Exercise instructions: Look through the listing for the word "chart". Copy each line that has it.

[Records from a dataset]
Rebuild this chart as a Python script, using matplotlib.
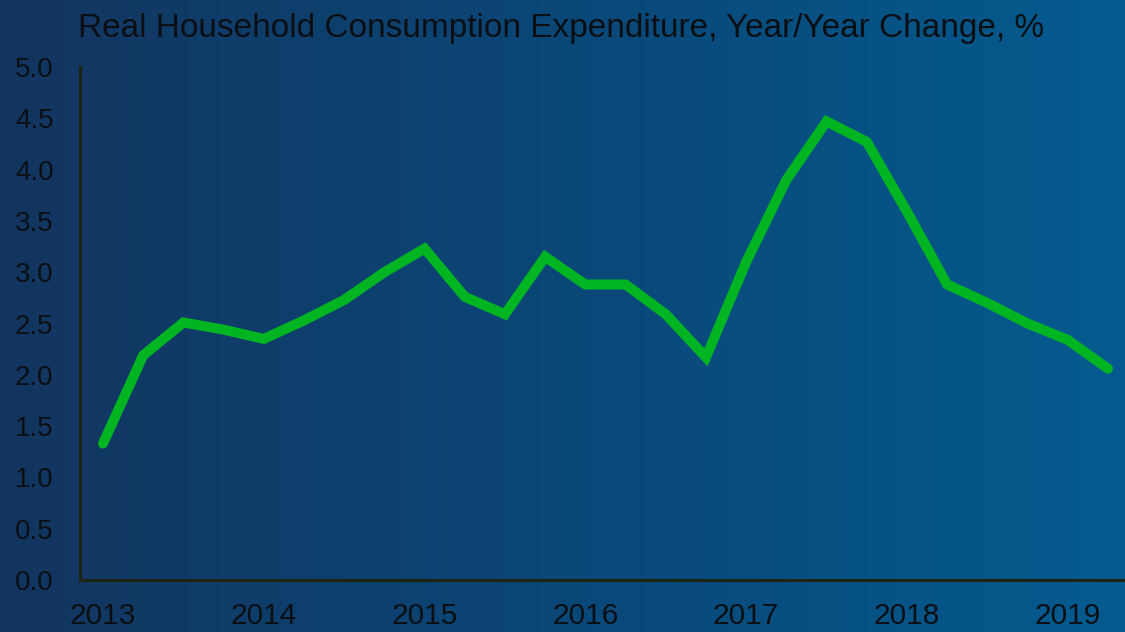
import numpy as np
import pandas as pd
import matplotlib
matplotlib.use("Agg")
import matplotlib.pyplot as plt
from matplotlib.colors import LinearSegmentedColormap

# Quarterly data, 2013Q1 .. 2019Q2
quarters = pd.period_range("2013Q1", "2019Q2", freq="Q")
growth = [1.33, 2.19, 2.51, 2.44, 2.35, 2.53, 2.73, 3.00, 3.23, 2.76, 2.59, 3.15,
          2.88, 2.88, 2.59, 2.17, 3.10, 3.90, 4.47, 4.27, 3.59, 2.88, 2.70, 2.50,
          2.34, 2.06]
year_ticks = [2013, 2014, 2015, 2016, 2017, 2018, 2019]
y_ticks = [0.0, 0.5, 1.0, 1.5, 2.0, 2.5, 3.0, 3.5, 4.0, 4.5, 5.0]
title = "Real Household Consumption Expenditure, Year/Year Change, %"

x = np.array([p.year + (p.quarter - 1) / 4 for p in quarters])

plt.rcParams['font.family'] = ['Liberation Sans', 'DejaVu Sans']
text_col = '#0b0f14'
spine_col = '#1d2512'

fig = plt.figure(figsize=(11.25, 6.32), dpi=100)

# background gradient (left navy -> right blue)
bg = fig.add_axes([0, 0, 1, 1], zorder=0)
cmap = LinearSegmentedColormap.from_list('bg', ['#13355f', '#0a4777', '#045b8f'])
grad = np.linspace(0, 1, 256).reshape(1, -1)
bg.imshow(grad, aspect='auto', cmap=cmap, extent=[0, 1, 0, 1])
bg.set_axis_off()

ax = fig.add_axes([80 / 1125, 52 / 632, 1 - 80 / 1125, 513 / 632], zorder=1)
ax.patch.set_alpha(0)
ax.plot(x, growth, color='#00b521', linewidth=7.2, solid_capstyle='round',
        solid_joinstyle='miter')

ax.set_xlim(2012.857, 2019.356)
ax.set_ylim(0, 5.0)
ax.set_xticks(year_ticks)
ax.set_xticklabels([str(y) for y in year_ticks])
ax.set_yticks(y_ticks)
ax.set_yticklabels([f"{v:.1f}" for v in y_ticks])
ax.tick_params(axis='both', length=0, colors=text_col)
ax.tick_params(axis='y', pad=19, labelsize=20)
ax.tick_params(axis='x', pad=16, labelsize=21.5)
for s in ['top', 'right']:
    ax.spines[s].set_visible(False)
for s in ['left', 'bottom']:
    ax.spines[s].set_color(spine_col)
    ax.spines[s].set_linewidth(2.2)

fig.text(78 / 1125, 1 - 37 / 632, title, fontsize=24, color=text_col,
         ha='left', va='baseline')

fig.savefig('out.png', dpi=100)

...

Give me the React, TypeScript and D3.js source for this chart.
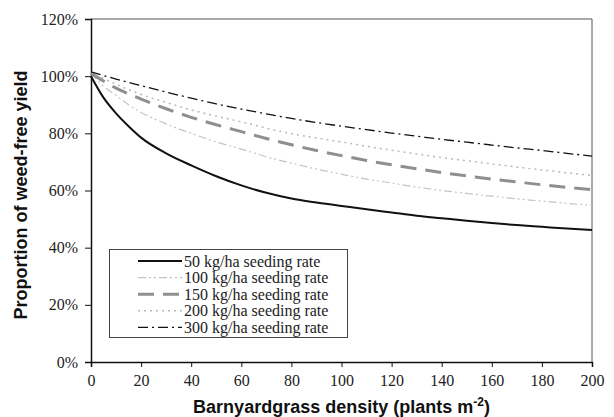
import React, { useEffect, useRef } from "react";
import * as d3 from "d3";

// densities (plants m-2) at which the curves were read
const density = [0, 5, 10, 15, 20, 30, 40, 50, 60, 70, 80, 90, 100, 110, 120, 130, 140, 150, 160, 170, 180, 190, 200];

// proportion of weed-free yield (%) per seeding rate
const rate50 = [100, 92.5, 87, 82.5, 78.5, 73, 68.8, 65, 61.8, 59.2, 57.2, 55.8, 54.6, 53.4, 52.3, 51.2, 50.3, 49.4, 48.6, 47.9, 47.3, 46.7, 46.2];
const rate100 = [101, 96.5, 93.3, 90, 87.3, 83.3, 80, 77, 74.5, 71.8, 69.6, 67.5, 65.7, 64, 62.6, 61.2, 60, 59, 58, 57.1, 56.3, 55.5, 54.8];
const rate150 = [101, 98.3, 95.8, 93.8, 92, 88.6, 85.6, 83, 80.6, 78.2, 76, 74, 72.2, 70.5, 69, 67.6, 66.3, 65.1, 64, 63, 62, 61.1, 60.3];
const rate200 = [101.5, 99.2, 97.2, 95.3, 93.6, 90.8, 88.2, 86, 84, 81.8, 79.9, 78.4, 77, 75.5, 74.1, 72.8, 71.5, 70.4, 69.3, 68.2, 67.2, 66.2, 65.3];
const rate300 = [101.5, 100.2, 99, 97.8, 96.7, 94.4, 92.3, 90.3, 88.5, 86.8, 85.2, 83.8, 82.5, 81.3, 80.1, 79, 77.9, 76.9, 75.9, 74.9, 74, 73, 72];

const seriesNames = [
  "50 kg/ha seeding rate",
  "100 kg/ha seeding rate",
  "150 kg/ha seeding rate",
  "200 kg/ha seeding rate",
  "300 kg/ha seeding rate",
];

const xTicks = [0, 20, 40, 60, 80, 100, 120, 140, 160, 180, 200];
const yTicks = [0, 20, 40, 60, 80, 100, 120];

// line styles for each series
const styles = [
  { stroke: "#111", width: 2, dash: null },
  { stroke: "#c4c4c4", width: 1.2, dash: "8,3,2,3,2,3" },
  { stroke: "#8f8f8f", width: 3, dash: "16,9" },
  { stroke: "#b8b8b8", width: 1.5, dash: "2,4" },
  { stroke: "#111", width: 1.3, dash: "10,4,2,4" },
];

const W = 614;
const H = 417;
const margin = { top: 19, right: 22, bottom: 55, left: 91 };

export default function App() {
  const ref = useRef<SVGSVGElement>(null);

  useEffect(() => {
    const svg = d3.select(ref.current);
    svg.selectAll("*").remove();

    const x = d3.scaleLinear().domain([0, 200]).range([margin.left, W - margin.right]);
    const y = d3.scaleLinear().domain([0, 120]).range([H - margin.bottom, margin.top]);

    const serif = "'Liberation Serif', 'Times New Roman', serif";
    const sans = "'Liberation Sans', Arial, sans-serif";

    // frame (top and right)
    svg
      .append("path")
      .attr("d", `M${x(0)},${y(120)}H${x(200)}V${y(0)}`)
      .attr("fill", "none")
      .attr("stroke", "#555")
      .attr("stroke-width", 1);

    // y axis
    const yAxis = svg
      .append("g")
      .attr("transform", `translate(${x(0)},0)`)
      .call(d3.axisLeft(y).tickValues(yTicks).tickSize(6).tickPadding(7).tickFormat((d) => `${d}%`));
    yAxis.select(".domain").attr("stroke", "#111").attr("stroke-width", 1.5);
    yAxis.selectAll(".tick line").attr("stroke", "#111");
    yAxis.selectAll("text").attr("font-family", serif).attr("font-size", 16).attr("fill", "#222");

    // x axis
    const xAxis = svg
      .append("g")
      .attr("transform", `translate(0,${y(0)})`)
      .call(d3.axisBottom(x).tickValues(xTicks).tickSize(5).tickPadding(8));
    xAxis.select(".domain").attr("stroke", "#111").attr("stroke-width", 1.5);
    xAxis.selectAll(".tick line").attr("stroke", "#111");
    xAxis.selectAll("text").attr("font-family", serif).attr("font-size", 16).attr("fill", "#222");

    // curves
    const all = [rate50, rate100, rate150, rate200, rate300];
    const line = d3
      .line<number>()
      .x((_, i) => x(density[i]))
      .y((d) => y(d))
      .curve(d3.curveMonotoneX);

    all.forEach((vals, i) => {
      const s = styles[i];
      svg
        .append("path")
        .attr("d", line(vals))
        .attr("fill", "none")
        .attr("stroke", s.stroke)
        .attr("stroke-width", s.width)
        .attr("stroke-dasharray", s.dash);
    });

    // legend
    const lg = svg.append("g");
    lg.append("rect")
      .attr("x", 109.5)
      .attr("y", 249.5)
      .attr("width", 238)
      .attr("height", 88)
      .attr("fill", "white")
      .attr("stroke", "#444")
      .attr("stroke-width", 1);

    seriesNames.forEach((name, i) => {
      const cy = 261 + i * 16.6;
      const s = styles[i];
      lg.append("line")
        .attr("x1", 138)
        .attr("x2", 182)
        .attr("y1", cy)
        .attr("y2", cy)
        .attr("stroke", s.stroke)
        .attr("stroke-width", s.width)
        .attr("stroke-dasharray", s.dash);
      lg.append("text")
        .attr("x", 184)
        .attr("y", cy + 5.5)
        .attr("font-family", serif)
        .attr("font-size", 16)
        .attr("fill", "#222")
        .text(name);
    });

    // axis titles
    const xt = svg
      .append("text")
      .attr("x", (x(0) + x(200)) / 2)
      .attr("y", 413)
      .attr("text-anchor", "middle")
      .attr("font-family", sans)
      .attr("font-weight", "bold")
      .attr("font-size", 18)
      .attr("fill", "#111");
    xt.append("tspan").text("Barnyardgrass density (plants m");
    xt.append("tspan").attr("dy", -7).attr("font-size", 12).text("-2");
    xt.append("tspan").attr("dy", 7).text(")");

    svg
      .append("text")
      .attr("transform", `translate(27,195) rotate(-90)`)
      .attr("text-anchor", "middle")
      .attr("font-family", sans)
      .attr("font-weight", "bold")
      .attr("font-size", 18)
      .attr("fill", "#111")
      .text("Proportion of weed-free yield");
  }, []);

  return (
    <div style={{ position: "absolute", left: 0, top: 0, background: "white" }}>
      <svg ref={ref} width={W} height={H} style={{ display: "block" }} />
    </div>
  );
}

Solution for this task:
Rebuild this chart as a Python script, using matplotlib.
Give me the React, TypeScript and D3.js source for this chart.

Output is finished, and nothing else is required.